Sunday, September 13, 2009

The beginnings of a study

When I did my MA in the History of Ideas at Birkbeck College, Univ. of London, I was never one of those people who would claim that I was interested in a subject purely because I found it 'interesting' in itself, but would always delve into a new book, thinker or angle with the expectation that I could use it to understand my own self better.

When doing so, I would tend to travel away from my current actual physical setting in my search for enlightenment. For instance, I would always try to find subjects to write essays about where I could use my language skills, not just to show off, but to dress myself in the experience of another language with its different physical, philosophical, social settings.

In this way, I would envelop myself with Bakhtin in Russian, with Bougainville, Rousseau and Hadot in French and with Goethe in German. Since I was originally born and brought up in Denmark, it could be said that my being and studying in London was in itself simply another layer of seeking self development through this sort of mental travel by means of foreign language.

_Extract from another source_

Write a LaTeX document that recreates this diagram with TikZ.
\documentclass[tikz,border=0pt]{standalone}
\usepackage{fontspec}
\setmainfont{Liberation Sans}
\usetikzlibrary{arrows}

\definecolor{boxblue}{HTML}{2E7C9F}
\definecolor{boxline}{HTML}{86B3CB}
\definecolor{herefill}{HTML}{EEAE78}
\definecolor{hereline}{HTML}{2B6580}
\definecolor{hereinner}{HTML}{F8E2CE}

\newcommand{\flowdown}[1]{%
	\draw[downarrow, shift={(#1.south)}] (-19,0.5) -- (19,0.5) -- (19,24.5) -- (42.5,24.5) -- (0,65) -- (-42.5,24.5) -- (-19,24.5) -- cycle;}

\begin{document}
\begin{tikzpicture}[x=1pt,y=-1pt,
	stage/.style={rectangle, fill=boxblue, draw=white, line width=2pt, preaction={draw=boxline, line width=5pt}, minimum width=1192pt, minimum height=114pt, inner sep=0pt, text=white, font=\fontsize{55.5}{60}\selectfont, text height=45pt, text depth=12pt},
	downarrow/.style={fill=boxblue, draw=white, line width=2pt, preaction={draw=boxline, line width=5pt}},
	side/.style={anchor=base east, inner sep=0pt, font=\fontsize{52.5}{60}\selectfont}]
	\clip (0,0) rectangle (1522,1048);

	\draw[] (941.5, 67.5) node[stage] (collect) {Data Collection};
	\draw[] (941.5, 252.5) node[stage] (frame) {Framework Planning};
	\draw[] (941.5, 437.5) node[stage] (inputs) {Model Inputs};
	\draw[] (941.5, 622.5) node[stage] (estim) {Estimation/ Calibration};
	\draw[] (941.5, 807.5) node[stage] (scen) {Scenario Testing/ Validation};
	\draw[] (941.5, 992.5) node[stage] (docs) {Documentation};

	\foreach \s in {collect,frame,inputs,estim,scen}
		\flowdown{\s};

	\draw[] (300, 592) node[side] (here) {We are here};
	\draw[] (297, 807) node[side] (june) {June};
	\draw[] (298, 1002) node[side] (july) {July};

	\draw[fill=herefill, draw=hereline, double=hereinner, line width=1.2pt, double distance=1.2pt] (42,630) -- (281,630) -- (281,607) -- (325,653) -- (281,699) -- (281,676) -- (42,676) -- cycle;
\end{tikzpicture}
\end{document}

After I finished my studies in the autumn of 2008, I felt a great need to leave the books behind for a while and spend the money and time made available by not having to pay fees and write essays, on travelling.
I travelled to California and Oregon for two weeks; took some short trips to France with my bicycle and a tent, went sailing for a week on an old gaff rigged cutter and generally tried to move as much physically during the weekends when I was free from the physical constraints of my daily job.

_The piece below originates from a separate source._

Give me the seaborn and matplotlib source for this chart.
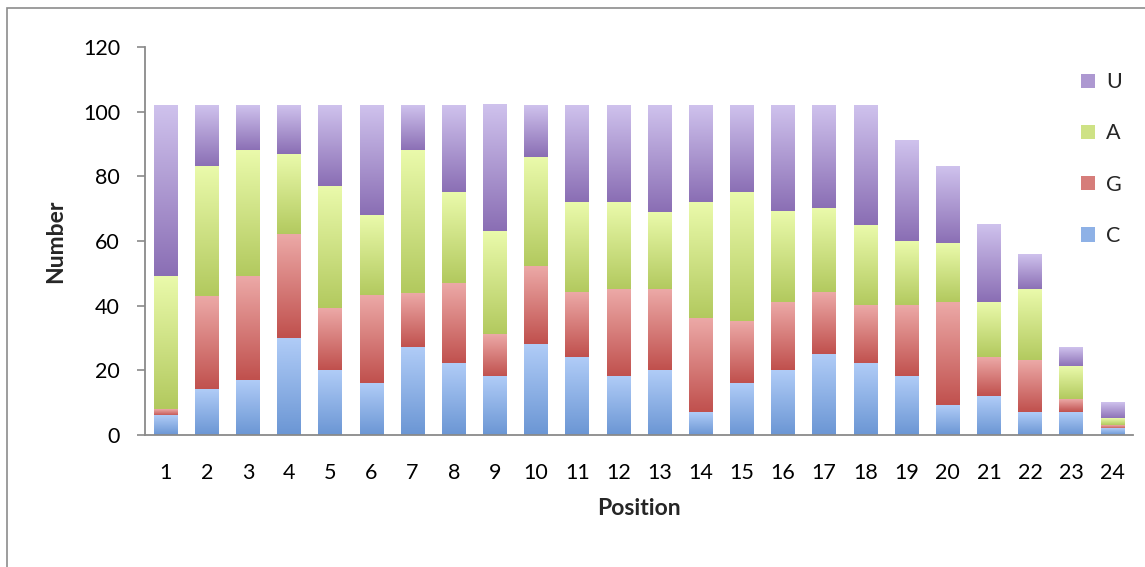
#!/usr/bin/env python3
# coding=utf-8
from matplotlib import pyplot as plt
from matplotlib.colors import LinearSegmentedColormap
from matplotlib.patches import Patch, Rectangle
import pandas as pd
import seaborn as sns
import numpy as np

# nucleotide counts per position
positions = ['1', '2', '3', '4', '5', '6', '7', '8', '9', '10', '11', '12',
             '13', '14', '15', '16', '17', '18', '19', '20', '21', '22', '23', '24']
c_counts = [6, 14, 17, 30, 20, 16, 27, 22, 18, 28, 24, 18,
            20, 7, 16, 20, 25, 22, 18, 9, 12, 7, 7, 2]
g_counts = [2, 29, 32, 32, 19, 27, 17, 25, 13, 24, 20, 27,
            25, 29, 19, 21, 19, 18, 22, 32, 12, 16, 4, 1]
a_counts = [41, 40, 39, 25, 38, 25, 44, 28, 32, 34, 28, 27,
            24, 36, 40, 28, 26, 25, 20, 18, 17, 22, 10, 2]
u_counts = [53, 19, 14, 15, 25, 34, 14, 27, 39, 16, 30, 30,
            33, 30, 27, 33, 32, 37, 31, 24, 24, 11, 6, 5]

# (bottom colour, top colour) of the excel-like gradient
colors = {
    'C': ('#6b96d4', '#b0ccf7'),
    'G': ('#c0504d', '#eca9a7'),
    'A': ('#b2c95e', '#eafaab'),
    'U': ('#8a6eb4', '#cfc2ed'),
}


def plot_nucleotides(fig_location: str = 'out.png'):
    df = pd.DataFrame({'position': positions, 'C': c_counts, 'G': g_counts,
                       'A': a_counts, 'U': u_counts})
    # cumulative tops of the stacked segments
    df['top_C'] = df['C']
    df['top_G'] = df['top_C'] + df['G']
    df['top_A'] = df['top_G'] + df['A']
    df['top_U'] = df['top_A'] + df['U']
    df['top_none'] = 0

    sns.set_theme(style='white')
    plt.rcParams['font.family'] = ['Lato', 'DejaVu Sans']

    fig, ax = plt.subplots(figsize=(11.45, 5.67), dpi=100)
    fig.subplots_adjust(left=0.1266, right=0.9895, bottom=0.2328, top=0.917)

    grad = np.linspace(0, 1, 256).reshape(-1, 1)
    layers = [('U', 'A'), ('A', 'G'), ('G', 'C'), ('C', 'none')]
    handles = []
    for name, below in layers:
        dark, light = colors[name]
        cmap = LinearSegmentedColormap.from_list(name, [dark, light])
        n_before = len(ax.patches)
        sns.barplot(data=df, x='position', y='top_' + name, color=dark,
                    saturation=1, width=0.57, errorbar=None, linewidth=0,
                    order=positions, ax=ax)
        bars = ax.patches[n_before:]
        # paint each visible segment with a vertical gradient
        for bar, lo, hi in zip(bars, df['top_' + below], df['top_' + name]):
            x0 = bar.get_x()
            ax.imshow(grad, extent=[x0, x0 + bar.get_width(), lo, hi],
                      cmap=cmap, aspect='auto', origin='lower',
                      interpolation='bilinear', zorder=1.5)
        handles.append(Patch(facecolor=cmap(0.5), edgecolor='none', label=name))

    ax.set_xlim(-0.5, 23.5)
    ax.set_ylim(0, 120)
    ax.set_yticks([0, 20, 40, 60, 80, 100, 120])

    # axes styling
    for side in ['top', 'right']:
        ax.spines[side].set_visible(False)
    for side in ['left', 'bottom']:
        ax.spines[side].set_color('#8a8a8a')
        ax.spines[side].set_linewidth(1.3)
    ax.tick_params(axis='y', left=True, length=6, width=1.2, color='#8a8a8a',
                   pad=12, labelsize=15.5, labelcolor='black')
    ax.tick_params(axis='x', bottom=False, pad=14, labelsize=15.5, labelcolor='black')

    ax.set_xlabel('Position', fontsize=16.5, fontweight='bold', labelpad=11)
    ax.set_ylabel('Number', fontsize=16.5, fontweight='bold', labelpad=12)

    ax.legend(handles=handles, loc='upper left', bbox_to_anchor=(0.928, 0.985),
              frameon=False, fontsize=15.5, handlelength=0.65, handleheight=0.65,
              handletextpad=0.5, labelspacing=1.45)

    # thin frame around the chart area, like the original export
    frame = Rectangle((7 / 1145, -0.1), 1.2, 1.1 - 8 / 567, transform=fig.transFigure,
                      fill=False, edgecolor='#8c8c8c', linewidth=1.2)
    fig.add_artist(frame)

    plt.savefig(fig_location)


if __name__ == "__main__":
    plot_nucleotides('out.png')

During these trips I would always carry a book with me, and would also have some ebooks available on my mobile phone. The works I brought with me were some that had connotations of freedom and self-exploration for me, such as Rousseau's Confessions, Whitman's Leaves of Grass, Emerson's essays and Thoreau's Walden as well as Pierre Hadot's The Veil of Isis.

During these travels and readings, a theme has begun to emerge. The theme is the connection between the self, travelling in text and/or in the physical sense, particularly into 'Nature', whilst seeking some sort of freedom, escape or personal development, and it is this theme which I aim to explore and develop in this blog.